The exercise:
Extract the lines that carry the string "with" from the listing.

** BEGIN Raw data **

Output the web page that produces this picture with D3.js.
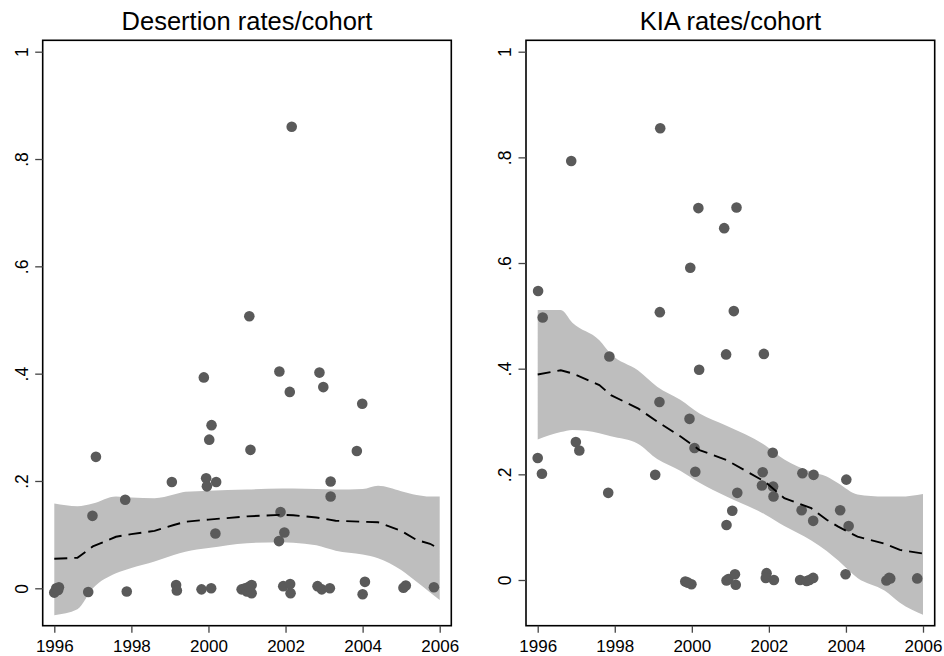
<!DOCTYPE html>
<html>
<head>
<meta charset="utf-8">
<script src="https://cdn.jsdelivr.net/npm/d3@7"></script>
<style>
  html, body { margin: 0; padding: 0; background: #fff; }
  svg { display: block; }
  text { font-family: "Liberation Sans", Arial, Helvetica, sans-serif; fill: #000; }
</style>
</head>
<body>
<svg id="chart" width="944" height="656"></svg>
<script>
// ---- Data: cohort rates by year of enlistment ----
const desertionYear = [
  2002.16, 2001.06, 1999.88, 2001.84, 2002.88, 2002.98, 2002.11, 2003.99,
  1997.08, 2000.08, 2000.02, 2001.09, 2003.85, 1999.05, 1999.94, 1999.96,
  2000.20, 2003.17, 2003.17, 1997.84, 1996.99, 2001.87, 2000.18, 2001.97, 2001.83,
  1996.00, 1996.05, 1996.12, 1996.10, 1996.88, 1997.88, 1999.16, 1999.18,
  1999.82, 2000.07, 2000.86, 2000.95, 2001.00, 2001.12, 2001.12, 2001.05,
  2001.94, 2002.12, 2002.13, 2002.83, 2002.94, 2003.15, 2004.06, 2004.00,
  2005.06, 2005.12, 2005.85
];
const desertionRate = [
  0.860, 0.507, 0.393, 0.404, 0.402, 0.375, 0.366, 0.344,
  0.245, 0.304, 0.277, 0.258, 0.256, 0.198, 0.205, 0.190,
  0.198, 0.199, 0.171, 0.165, 0.135, 0.142, 0.102, 0.104, 0.088,
  -0.008, 0.000, 0.002, -0.003, -0.007, -0.006, 0.006, -0.004,
  -0.002, 0.000, -0.002, 0.000, -0.006, 0.006, -0.009, 0.003,
  0.004, 0.008, -0.009, 0.004, -0.002, 0.000, 0.012, -0.011,
  0.001, 0.005, 0.002
];

const kiaYear = [
  1999.18, 1996.87, 2000.17, 2001.16, 2000.84, 1999.96, 1996.01, 1996.13,
  1999.17, 2001.09, 1997.86, 2000.89, 2001.87, 2000.19, 1999.16, 1999.94,
  1996.99, 1997.08, 1996.00, 1996.11, 2000.07, 2000.09, 1999.05, 1997.83,
  2002.10, 2001.84, 2001.82, 2002.11, 2002.12, 2001.18, 2001.05, 2000.90,
  2002.87, 2003.16, 2002.85, 2003.15, 2004.01, 2003.85, 2004.07,
  1999.83, 1999.99, 1999.90, 2000.95, 2000.90, 2001.12, 2001.14,
  2001.94, 2001.92, 2002.13, 2002.81, 2002.98, 2003.15, 2003.05,
  2003.99, 2005.05, 2005.12, 2005.15, 2005.85
];
const kiaRate = [
  0.855, 0.793, 0.704, 0.705, 0.666, 0.591, 0.547, 0.497,
  0.507, 0.509, 0.423, 0.427, 0.428, 0.398, 0.337, 0.305,
  0.261, 0.245, 0.231, 0.201, 0.250, 0.205, 0.199, 0.165,
  0.241, 0.204, 0.179, 0.177, 0.158, 0.165, 0.131, 0.104,
  0.202, 0.199, 0.132, 0.112, 0.190, 0.132, 0.102,
  -0.003, -0.008, -0.005, 0.002, -0.001, 0.011, -0.009,
  0.013, 0.004, 0.000, 0.000, -0.002, 0.004, 0.000,
  0.011, -0.001, 0.004, 0.003, 0.003
];

// ---- Smoothed fit with confidence band ----
const desertionFitYear = [1996, 1996.6, 1997.0, 1997.6, 1998.0, 1998.6, 1999.1, 1999.4, 2000.0, 2001.0,
                          2001.9, 2002.2, 2002.8, 2003.3, 2004.0, 2004.4, 2005.0, 2005.4, 2005.75, 2006];
const desertionFit   = [0.055, 0.057, 0.078, 0.096, 0.101, 0.107, 0.118, 0.124, 0.128, 0.134,
                        0.137, 0.136, 0.132, 0.126, 0.124, 0.123, 0.107, 0.090, 0.083, 0.073];
const desertionUpper = [0.158, 0.153, 0.158, 0.171, 0.169, 0.168, 0.175, 0.180, 0.182, 0.184,
                        0.186, 0.186, 0.185, 0.184, 0.185, 0.191, 0.181, 0.174, 0.171, 0.171];
const desertionLower = [-0.050, -0.039, 0.000, 0.028, 0.038, 0.050, 0.062, 0.068, 0.075, 0.084,
                        0.086, 0.085, 0.080, 0.070, 0.063, 0.056, 0.034, 0.012, -0.008, -0.022];

const kiaFitYear = [1996, 1996.6, 1996.9, 1997.6, 1997.9, 1998.6, 1999.1, 1999.7, 2000.2, 2000.9,
                    2001.9, 2002.4, 2003.1, 2003.5, 2003.8, 2004.3, 2005.0, 2005.4, 2006];
const kiaFit   = [0.389, 0.397, 0.391, 0.369, 0.350, 0.325, 0.300, 0.272, 0.246, 0.227,
                  0.186, 0.155, 0.136, 0.114, 0.101, 0.082, 0.069, 0.057, 0.050];
const kiaUpper = [0.511, 0.511, 0.487, 0.454, 0.428, 0.397, 0.366, 0.341, 0.315, 0.292,
                  0.255, 0.228, 0.205, 0.196, 0.183, 0.162, 0.158, 0.158, 0.163];
const kiaLower = [0.266, 0.280, 0.284, 0.278, 0.272, 0.258, 0.229, 0.207, 0.184, 0.158,
                  0.124, 0.102, 0.075, 0.055, 0.037, 0.004, -0.020, -0.043, -0.066];

// ---- Axis ticks ----
const xTickValues = [1996, 1998, 2000, 2002, 2004, 2006];
const yTickValues = [0, 0.2, 0.4, 0.6, 0.8, 1];
const yTickLabels = ["0", ".2", ".4", ".6", ".8", "1"];

// ---- Layout of the two panels ----
const panels = [
  {
    title: "Desertion rates/cohort",
    years: desertionYear, rates: desertionRate,
    fitYear: desertionFitYear, fit: desertionFit, lo: desertionLower, hi: desertionUpper,
    frame: { x0: 42.7, x1: 451.3, y0: 40.3, y1: 625.7 },
    xRange: [54.3, 439.7], yRange: [588.3, 51.7], labelX: 28
  },
  {
    title: "KIA rates/cohort",
    years: kiaYear, rates: kiaRate,
    fitYear: kiaFitYear, fit: kiaFit, lo: kiaLower, hi: kiaUpper,
    frame: { x0: 526, x1: 934.7, y0: 40.3, y1: 625.7 },
    xRange: [537.7, 923], yRange: [580, 51.7], labelX: 511
  }
];

const svg = d3.select("#chart");
svg.append("rect").attr("width", 944).attr("height", 656).attr("fill", "#fff");

panels.forEach(p => {
  const x = d3.scaleLinear().domain([1996, 2006]).range(p.xRange);
  const y = d3.scaleLinear().domain([0, 1]).range(p.yRange);
  const g = svg.append("g");
  const f = p.frame;

  // clip to the plot region
  const clipId = "clip-" + p.title.split(" ")[0];
  svg.append("clipPath").attr("id", clipId)
    .append("rect").attr("x", f.x0).attr("y", f.y0)
    .attr("width", f.x1 - f.x0).attr("height", f.y1 - f.y0);
  const plot = g.append("g").attr("clip-path", `url(#${clipId})`);

  const band = p.fitYear.map((yr, i) => ({ yr, lo: p.lo[i], hi: p.hi[i], fit: p.fit[i] }));

  // confidence band
  plot.append("path")
    .datum(band)
    .attr("fill", "#bebebe")
    .attr("d", d3.area()
      .x(d => x(d.yr))
      .y0(d => y(d.lo))
      .y1(d => y(d.hi))
      .curve(d3.curveMonotoneX));

  // scatter of cohort rates
  plot.append("g").selectAll("circle")
    .data(p.years.map((yr, i) => ({ yr, v: p.rates[i] })))
    .join("circle")
    .attr("cx", d => x(d.yr))
    .attr("cy", d => y(d.v))
    .attr("r", 5.3)
    .attr("fill", "#5a5a5a");

  // fitted line
  plot.append("path")
    .datum(band)
    .attr("fill", "none")
    .attr("stroke", "#000")
    .attr("stroke-width", 1.9)
    .attr("stroke-dasharray", "13,7")
    .attr("d", d3.line().x(d => x(d.yr)).y(d => y(d.fit)));

  // frame
  g.append("rect")
    .attr("x", f.x0).attr("y", f.y0)
    .attr("width", f.x1 - f.x0).attr("height", f.y1 - f.y0)
    .attr("fill", "none").attr("stroke", "#000").attr("stroke-width", 1.6);

  // x axis
  const xAxis = g.append("g")
    .attr("transform", `translate(0,${f.y1})`)
    .call(d3.axisBottom(x).tickValues(xTickValues).tickFormat(d3.format("d"))
      .tickSize(7).tickSizeOuter(0).tickPadding(4));
  xAxis.select(".domain").remove();
  xAxis.selectAll(".tick line").attr("stroke", "#444").attr("stroke-width", 1.3);
  xAxis.selectAll(".tick text")
    .attr("font-size", "17px")
    .attr("font-family", "Liberation Sans, Arial, sans-serif")
    .attr("fill", "#000")
    .attr("dy", null)
    .attr("y", 26.3);

  // y axis
  const yAxis = g.append("g")
    .attr("transform", `translate(${f.x0},0)`)
    .call(d3.axisLeft(y).tickValues(yTickValues)
      .tickFormat((d, i) => yTickLabels[i])
      .tickSize(7.5).tickSizeOuter(0));
  yAxis.select(".domain").remove();
  yAxis.selectAll(".tick line").attr("stroke", "#444").attr("stroke-width", 1.3);
  yAxis.selectAll(".tick text").remove();
  yAxis.selectAll(".tick")
    .append("text")
    .attr("transform", `translate(${p.labelX - f.x0},0) rotate(-90)`)
    .attr("text-anchor", "middle")
    .attr("font-size", "17.5px")
    .attr("font-family", "Liberation Sans, Arial, sans-serif")
    .attr("fill", "#000")
    .text((d, i) => yTickLabels[i]);

  // title
  g.append("text")
    .attr("x", (f.x0 + f.x1) / 2)
    .attr("y", 30)
    .attr("text-anchor", "middle")
    .attr("font-size", "25.5px")
    .text(p.title);
});
</script>
</body>
</html>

** END Raw data **

Answer:
Output the web page that produces this picture with D3.js.
// ---- Smoothed fit with confidence band ----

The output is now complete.